Granular Origins of Agglomeration (with Shin Kikuchi) April 2026
Large firms dominate many local labor markets. How does this granularity shape economic geography and optimal place-based policy? We develop an economic geography model with granular firms facing idiosyncratic shocks and show that average wages rise with labor market size. Using establishment-level data on Japanese manufacturing, we estimate the model and find evidence consistent with our mechanism. Granularity explains 10-20% of estimated agglomeration externalities in the smallest commuting zones, but only 2-4% in Tokyo. Optimal industrial and wage policy increases the population in the smallest cities; firm effects depend on labor market conduct.
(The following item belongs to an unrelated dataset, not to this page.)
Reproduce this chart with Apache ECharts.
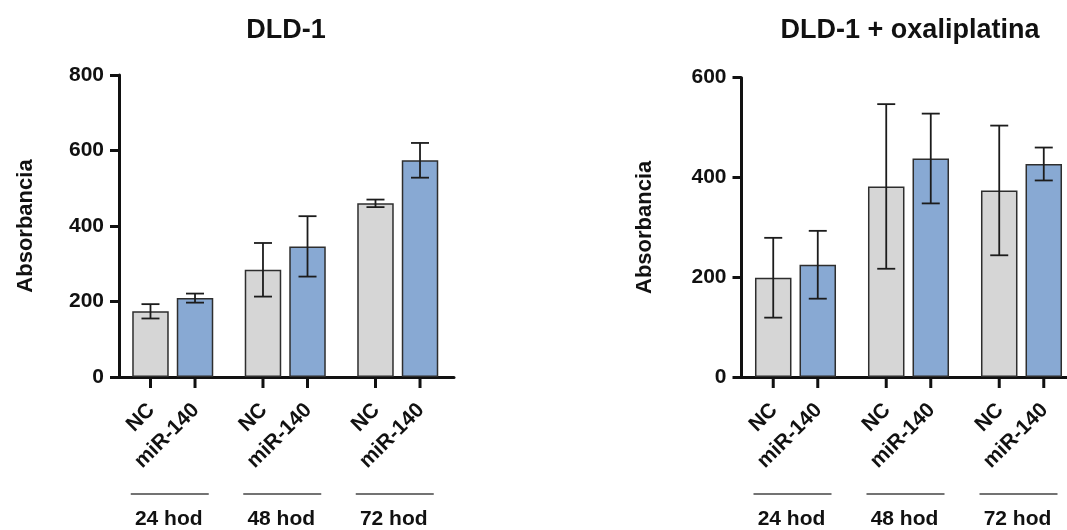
<!DOCTYPE html>
<html>
<head>
<meta charset="utf-8">
<script src="https://cdn.jsdelivr.net/npm/echarts@6/dist/echarts.min.js"></script>
<style>
  html, body { margin: 0; padding: 0; background: #fff; overflow: hidden; }
  /* the right panel's x axis runs past the visible edge */
  #chart { width: 1100px; height: 530px; }
</style>
</head>
<body>
<div id="chart"></div>
<script>
// Time points (x-axis groups) and treatment groups inside each time point
const timepoints = ['24 hod', '48 hod', '72 hod'];
const treatments = ['NC', 'miR-140'];

// DLD-1: mean absorbance and error (±)
const dldNC = [174, 284, 460];
const dldNCErr = [19, 71, 10];
const dldMiR = [209, 346, 574];
const dldMiRErr = [12, 80, 46];

// DLD-1 + oxaliplatina: mean absorbance and error (±)
const oxNC = [199, 382, 374];
const oxNCErr = [80, 165, 130];
const oxMiR = [225, 438, 427];
const oxMiRErr = [68, 90, 33];

// Y-axis tick values of each panel
const dldTicks = [0, 200, 400, 600, 800];
const oxTicks = [0, 200, 400, 600];

const FONT = "'Liberation Sans', Arial, Helvetica, sans-serif";
const INK = '#111';
const BAR_W = 36.5;
const BAR_GAP = 0.22;
const HALF_STEP = (BAR_W + BAR_W * BAR_GAP) / 2;
const COLORS = ['#d6d6d6', '#88a9d3'];

const chart = echarts.init(document.getElementById('chart'), null, { renderer: 'canvas' });

function yAxisFor(ticks, gridIndex, nameGap) {
  return {
    type: 'value',
    gridIndex: gridIndex,
    min: ticks[0],
    max: ticks[ticks.length - 1],
    interval: ticks[1] - ticks[0],
    offset: -2.5,
    name: 'Absorbancia',
    nameLocation: 'middle',
    nameGap: nameGap,
    nameTextStyle: { fontFamily: FONT, fontWeight: 'bold', fontSize: 22, color: INK },
    axisLine: { show: true, lineStyle: { color: INK, width: 3 } },
    axisTick: { show: true, length: 9, lineStyle: { color: INK, width: 3 } },
    axisLabel: { fontFamily: FONT, fontWeight: 'bold', fontSize: 21, color: INK, margin: 15 },
    splitLine: { show: false }
  };
}

function xAxisFor(gridIndex) {
  return {
    type: 'category',
    gridIndex: gridIndex,
    data: timepoints,
    axisLine: { show: true, lineStyle: { color: INK, width: 3 } },
    axisTick: { show: false },
    axisLabel: {
      fontFamily: FONT, fontWeight: 'bold', fontSize: 21, color: INK,
      margin: 132, padding: [0, 8, 0, 0]
    },
    splitLine: { show: false }
  };
}

function barSeries(name, values, idx, axisIndex) {
  return {
    type: 'bar',
    name: name,
    xAxisIndex: axisIndex,
    yAxisIndex: axisIndex,
    data: values,
    barWidth: BAR_W,
    barGap: (BAR_GAP * 100) + '%',
    itemStyle: { color: COLORS[idx], borderColor: '#2e2e2e', borderWidth: 1.5 },
    z: 2
  };
}

// Error bars: vertical whisker with caps, centred on each bar
function errorSeries(ncMean, ncErr, miMean, miErr, axisIndex) {
  const data = [];
  ncMean.forEach((v, i) => data.push([i, v, ncErr[i], 0]));
  miMean.forEach((v, i) => data.push([i, v, miErr[i], 1]));
  return {
    type: 'custom',
    xAxisIndex: axisIndex,
    yAxisIndex: axisIndex,
    data: data,
    encode: { x: 0, y: 1 },
    clip: false,
    z: 5,
    silent: true,
    renderItem: function (params, api) {
      const cat = api.value(0), mean = api.value(1), err = api.value(2), g = api.value(3);
      const base = api.coord([cat, mean]);
      const x = base[0] + (g === 0 ? -HALF_STEP : HALF_STEP);
      const yTop = api.coord([cat, mean + err])[1];
      const yBot = api.coord([cat, mean - err])[1];
      const cap = 9;
      const style = { stroke: '#1c1c1c', lineWidth: 1.8 };
      return {
        type: 'group',
        children: [
          { type: 'line', shape: { x1: x, y1: yTop, x2: x, y2: yBot }, style: style },
          { type: 'line', shape: { x1: x - cap, y1: yTop, x2: x + cap, y2: yTop }, style: style },
          { type: 'line', shape: { x1: x - cap, y1: yBot, x2: x + cap, y2: yBot }, style: style }
        ]
      };
    }
  };
}

// Per-bar ticks, rotated treatment labels and the rule above each time point
function annotationSeries(axisIndex) {
  return {
    type: 'custom',
    xAxisIndex: axisIndex,
    yAxisIndex: axisIndex,
    data: timepoints.map((t, i) => [i, 0]),
    encode: { x: 0, y: 1 },
    clip: false,
    silent: true,
    z: 6,
    renderItem: function (params, api) {
      const cat = api.value(0);
      const p = api.coord([cat, 0]);
      const cx = p[0], ay = p[1];
      const children = [];
      treatments.forEach((label, g) => {
        const x = cx + (g === 0 ? -HALF_STEP : HALF_STEP);
        children.push({
          type: 'line',
          shape: { x1: x, y1: ay, x2: x, y2: ay + 11 },
          style: { stroke: INK, lineWidth: 3 }
        });
        children.push({
          type: 'text',
          x: x + 1,
          y: ay + 30,
          rotation: Math.PI / 4,
          style: {
            text: label,
            fill: INK,
            fontFamily: FONT,
            fontWeight: 'bold',
            fontSize: 21,
            align: 'right',
            verticalAlign: 'middle'
          }
        });
      });
      children.push({
        type: 'line',
        shape: { x1: cx - 42, y1: ay + 117, x2: cx + 36, y2: ay + 117 },
        style: { stroke: '#444', lineWidth: 1.5 }
      });
      return { type: 'group', children: children };
    }
  };
}

const titleStyle = { fontFamily: FONT, fontWeight: 'bold', fontSize: 27, color: INK };

chart.setOption({
  backgroundColor: '#fff',
  animation: false,
  title: [
    { text: 'DLD-1', left: 286, top: 17, textAlign: 'center', padding: 0, textStyle: titleStyle },
    { text: 'DLD-1 + oxaliplatina', left: 910, top: 17, textAlign: 'center', padding: 0, textStyle: titleStyle }
  ],
  grid: [
    { left: 116.5, top: 75, width: 337.5, height: 302.3 },
    { left: 739, top: 77.7, width: 339, height: 301 }
  ],
  xAxis: [xAxisFor(0), xAxisFor(1)],
  yAxis: [yAxisFor(dldTicks, 0, 82), yAxisFor(oxTicks, 1, 86)],
  series: [
    barSeries(treatments[0], dldNC, 0, 0),
    barSeries(treatments[1], dldMiR, 1, 0),
    errorSeries(dldNC, dldNCErr, dldMiR, dldMiRErr, 0),
    annotationSeries(0),
    barSeries(treatments[0], oxNC, 0, 1),
    barSeries(treatments[1], oxMiR, 1, 1),
    errorSeries(oxNC, oxNCErr, oxMiR, oxMiRErr, 1),
    annotationSeries(1)
  ]
});
</script>
</body>
</html>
Revitalize or Relocate: Optimal Place-based Transfers for Local Recessions January 2025
Many regions in the US experience depressed labor demand and high unemployment, even when the rest of the United States does not. How should the US government respond? In this paper, I characterize optimal place-based transfers in a dynamic economic geography model with nominal wage rigidity and compare them to observed government transfers. I show that transfers not only have a stimulus effect—by boosting local demand—but also a migration effect—by encouraging local residents to stay. Analytically, I provide optimal transfer formulas that capture this trade-off and show, perhaps surprisingly, that the optimal transfer to a distressed region may be a tax due to the migration effect. All else equal, transfers should be larger in the short-run and when distressed places are geographically concentrated. Quantitatively, I find that observed transfers are both too small in the short-run and too large in the medium-run, achieving just over half of the gains from the fully optimal response to idiosyncratic local shocks. I conclude by exploring how the US government could have responded to the China trade shock in the 2000s.
Strategic (Dis)Integration (with John Sturm Becko) January 2025
Suppose a country anticipates that it may use trade as a point of leverage in future geopolitical conflicts. How should it develop domestic industries and international trading relationships today in order to strengthen its hand tomorrow? Domestically, we show that the country should abstain from peacetime industrial policies if it can credibly threaten trade taxes as geopolitical punishments during conflict, but not otherwise. Internationally, peacetime trade policy should promote the accumulation of foreign capital that makes foreign prices—not foreign welfare—more sensitive to trade during conflict. We apply these insights to provide the first quantitative exploration of the US's optimal policies for building geopolitical power vis-à-vis China. The optimal policy promotes US-China trade on both the import and export margins.
The Stable Transformation Path (with Francisco J. Buera, Joseph Kaboski, and Martí Mestieri) Online Appendix October 2024
Revise and Resubmit at the Review of Economic Studies
Many growth models lack balanced growth paths (BGPs). Instead, the sectoral, productivity, and capital dynamics change drastically as the economy develops. We define the Stable Transformation Path (STraP), a generalization of the BGP to non-stationary models, for a wide class of models and prove its existence and uniqueness. We use the STraP to evaluate the implications of benchmark models of structural transformation. Secular structural change can account for a quarter of growth in miracle economies, but it fails to explain the growth experience in the early industrial period.
Optimal Carbon Taxation with Concerns for Redistribution (with Arnaud Costinot, Joseph Shapiro, and Iván Werning)
We provide a general formula for optimal carbon taxes in a second-best world where governments may have concerns for redistribution, but only have access to nonlinear income taxes. Our formula requires adding to standard estimates of the social cost of carbon an extra term that takes into account its potentially adverse consequences for inequality. Our adjustment only depends on a few sufficient statistics: marginal income tax rates, elasticities of labor supply, and elasticities of relative wages with respect to changes in carbon emissions across quantiles of the income distribution. Combining a model of the US economy with detailed administrative data, we provide estimates of these statistics and explore their implications for carbon taxation.
Optimal Industrial Mix with Granular Shocks (with Shin Kikuchi)
When firms are subject to granular and industry-wide shocks, regions overspecialize, leaving workers overexposed. Using German employer-employee matched data, we study the optimal industrial policy incorporating heterogeneity in occupation, industry, and region.